TASK DESCRIPTION:
Print the listing in its entirety and exactly, leaving out images.

DATASET EXTRACT:
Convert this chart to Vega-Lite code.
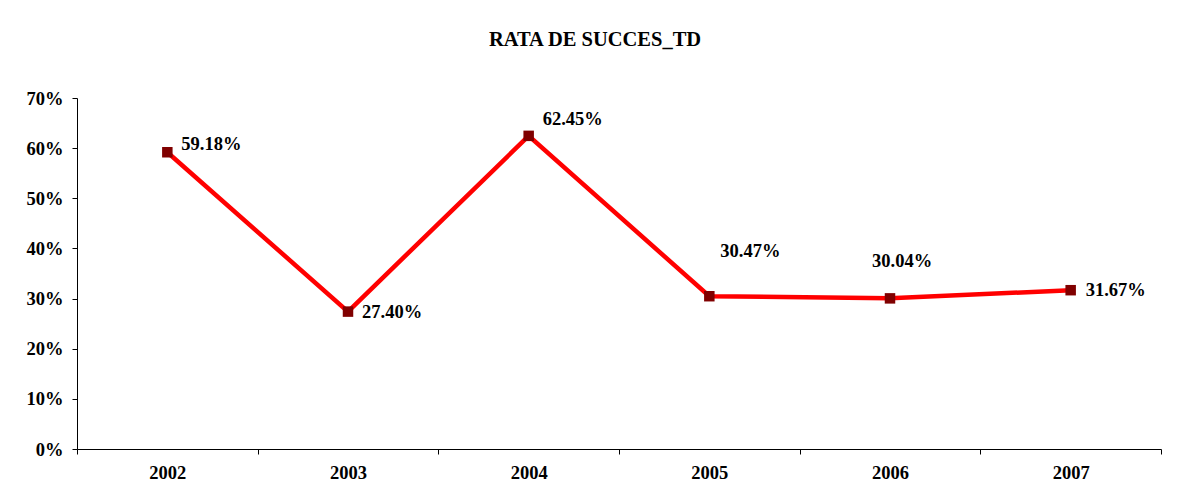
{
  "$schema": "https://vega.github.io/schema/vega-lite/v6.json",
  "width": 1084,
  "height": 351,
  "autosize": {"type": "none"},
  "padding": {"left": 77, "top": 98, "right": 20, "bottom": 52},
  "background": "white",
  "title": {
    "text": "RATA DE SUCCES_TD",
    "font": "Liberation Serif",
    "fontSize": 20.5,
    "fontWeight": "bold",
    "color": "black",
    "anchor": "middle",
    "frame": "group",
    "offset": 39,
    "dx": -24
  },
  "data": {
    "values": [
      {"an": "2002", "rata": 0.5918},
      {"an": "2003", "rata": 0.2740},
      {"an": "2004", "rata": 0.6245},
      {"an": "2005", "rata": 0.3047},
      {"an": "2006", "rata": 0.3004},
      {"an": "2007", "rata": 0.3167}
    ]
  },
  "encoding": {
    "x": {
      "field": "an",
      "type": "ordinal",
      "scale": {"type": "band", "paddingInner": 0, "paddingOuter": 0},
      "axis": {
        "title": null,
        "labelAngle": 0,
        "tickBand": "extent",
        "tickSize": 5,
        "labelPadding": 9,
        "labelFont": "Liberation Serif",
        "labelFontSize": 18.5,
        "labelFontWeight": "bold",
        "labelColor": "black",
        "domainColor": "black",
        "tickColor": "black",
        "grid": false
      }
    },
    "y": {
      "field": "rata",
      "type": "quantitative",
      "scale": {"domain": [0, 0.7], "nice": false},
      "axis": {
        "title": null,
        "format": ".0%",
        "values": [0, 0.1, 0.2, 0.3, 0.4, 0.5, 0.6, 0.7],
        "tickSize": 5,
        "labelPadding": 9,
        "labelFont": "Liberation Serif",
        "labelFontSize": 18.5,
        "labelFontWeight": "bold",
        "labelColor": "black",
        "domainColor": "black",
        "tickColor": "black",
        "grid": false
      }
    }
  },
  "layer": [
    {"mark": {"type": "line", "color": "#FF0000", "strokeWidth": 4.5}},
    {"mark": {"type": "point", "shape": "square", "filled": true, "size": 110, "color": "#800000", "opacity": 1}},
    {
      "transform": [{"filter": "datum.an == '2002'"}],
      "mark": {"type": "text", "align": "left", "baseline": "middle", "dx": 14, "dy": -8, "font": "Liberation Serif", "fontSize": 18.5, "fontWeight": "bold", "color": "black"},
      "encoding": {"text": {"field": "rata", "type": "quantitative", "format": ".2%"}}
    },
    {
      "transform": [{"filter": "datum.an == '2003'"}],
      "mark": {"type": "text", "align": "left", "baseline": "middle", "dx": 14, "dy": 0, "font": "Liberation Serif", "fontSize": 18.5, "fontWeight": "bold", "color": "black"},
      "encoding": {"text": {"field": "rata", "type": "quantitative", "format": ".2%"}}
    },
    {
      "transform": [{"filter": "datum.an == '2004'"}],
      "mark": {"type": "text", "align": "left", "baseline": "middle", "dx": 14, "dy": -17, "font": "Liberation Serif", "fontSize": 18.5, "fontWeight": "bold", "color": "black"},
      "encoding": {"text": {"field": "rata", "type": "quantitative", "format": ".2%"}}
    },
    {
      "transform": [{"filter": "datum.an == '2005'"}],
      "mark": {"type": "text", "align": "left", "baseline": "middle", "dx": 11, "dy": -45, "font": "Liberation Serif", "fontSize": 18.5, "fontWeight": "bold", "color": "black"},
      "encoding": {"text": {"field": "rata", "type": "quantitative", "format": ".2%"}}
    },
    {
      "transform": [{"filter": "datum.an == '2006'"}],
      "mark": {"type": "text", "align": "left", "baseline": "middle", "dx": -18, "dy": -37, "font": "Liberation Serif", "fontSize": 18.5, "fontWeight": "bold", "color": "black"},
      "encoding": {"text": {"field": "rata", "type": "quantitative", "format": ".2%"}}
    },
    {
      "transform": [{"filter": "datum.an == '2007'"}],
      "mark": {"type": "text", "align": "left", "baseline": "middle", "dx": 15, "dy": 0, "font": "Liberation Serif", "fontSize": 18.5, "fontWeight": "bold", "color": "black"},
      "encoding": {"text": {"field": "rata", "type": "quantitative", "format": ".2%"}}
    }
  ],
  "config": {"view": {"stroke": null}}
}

FINAL RESULT:
Convert this chart to Vega-Lite code.
{
  "$schema": "https://vega.github.io/schema/vega-lite/v6.json",
  "width": 1084,
  "height": 351,
  "autosize": {"type": "none"},
  "padding": {"left": 77, "top": 98, "right": 20, "bottom": 52},
  "background": "white",
  "title": {
    "text": "RATA DE SUCCES_TD",
    "font": "Liberation Serif",
    "fontSize": 20.5,
    "fontWeight": "bold",
    "color": "black",
    "anchor": "middle",
    "frame": "group",
    "offset": 39,
    "dx": -24
  },
  "data": {
    "values": [
      {"an": "2002", "rata": 0.5918},
      {"an": "2003", "rata": 0.2740},
      {"an": "2004", "rata": 0.6245},
      {"an": "2005", "rata": 0.3047},
      {"an": "2006", "rata": 0.3004},
      {"an": "2007", "rata": 0.3167}
    ]
  },
  "encoding": {
    "x": {
      "field": "an",
      "type": "ordinal",
      "scale": {"type": "band", "paddingInner": 0, "paddingOuter": 0},
      "axis": {
        "title": null,
        "labelAngle": 0,
        "tickBand": "extent",
        "tickSize": 5,
        "labelPadding": 9,
        "labelFont": "Liberation Serif",
        "labelFontSize": 18.5,
        "labelFontWeight": "bold",
        "labelColor": "black",
        "domainColor": "black",
        "tickColor": "black",
        "grid": false
      }
    },
    "y": {
      "field": "rata",
      "type": "quantitative",
      "scale": {"domain": [0, 0.7], "nice": false},
      "axis": {
        "title": null,
        "format": ".0%",
        "values": [0, 0.1, 0.2, 0.3, 0.4, 0.5, 0.6, 0.7],
        "tickSize": 5,
        "labelPadding": 9,
        "labelFont": "Liberation Serif",
        "labelFontSize": 18.5,
        "labelFontWeight": "bold",
        "labelColor": "black",
        "domainColor": "black",
        "tickColor": "black",
        "grid": false
      }
    }
  },
  "layer": [
    {"mark": {"type": "line", "color": "#FF0000", "strokeWidth": 4.5}},
    {"mark": {"type": "point", "shape": "square", "filled": true, "size": 110, "color": "#800000", "opacity": 1}},
    {
      "transform": [{"filter": "datum.an == '2002'"}],
      "mark": {"type": "text", "align": "left", "baseline": "middle", "dx": 14, "dy": -8, "font": "Liberation Serif", "fontSize": 18.5, "fontWeight": "bold", "color": "black"},
      "encoding": {"text": {"field": "rata", "type": "quantitative", "format": ".2%"}}
    },
    {
      "transform": [{"filter": "datum.an == '2003'"}],
      "mark": {"type": "text", "align": "left", "baseline": "middle", "dx": 14, "dy": 0, "font": "Liberation Serif", "fontSize": 18.5, "fontWeight": "bold", "color": "black"},
      "encoding": {"text": {"field": "rata", "type": "quantitative", "format": ".2%"}}
    },
    {
      "transform": [{"filter": "datum.an == '2004'"}],
      "mark": {"type": "text", "align": "left", "baseline": "middle", "dx": 14, "dy": -17, "font": "Liberation Serif", "fontSize": 18.5, "fontWeight": "bold", "color": "black"},
      "encoding": {"text": {"field": "rata", "type": "quantitative", "format": ".2%"}}
    },
    {
      "transform": [{"filter": "datum.an == '2005'"}],
      "mark": {"type": "text", "align": "left", "baseline": "middle", "dx": 11, "dy": -45, "font": "Liberation Serif", "fontSize": 18.5, "fontWeight": "bold", "color": "black"},
      "encoding": {"text": {"field": "rata", "type": "quantitative", "format": ".2%"}}
    },
    {
      "transform": [{"filter": "datum.an == '2006'"}],
      "mark": {"type": "text", "align": "left", "baseline": "middle", "dx": -18, "dy": -37, "font": "Liberation Serif", "fontSize": 18.5, "fontWeight": "bold", "color": "black"},
      "encoding": {"text": {"field": "rata", "type": "quantitative", "format": ".2%"}}
    },
    {
      "transform": [{"filter": "datum.an == '2007'"}],
      "mark": {"type": "text", "align": "left", "baseline": "middle", "dx": 15, "dy": 0, "font": "Liberation Serif", "fontSize": 18.5, "fontWeight": "bold", "color": "black"},
      "encoding": {"text": {"field": "rata", "type": "quantitative", "format": ".2%"}}
    }
  ],
  "config": {"view": {"stroke": null}}
}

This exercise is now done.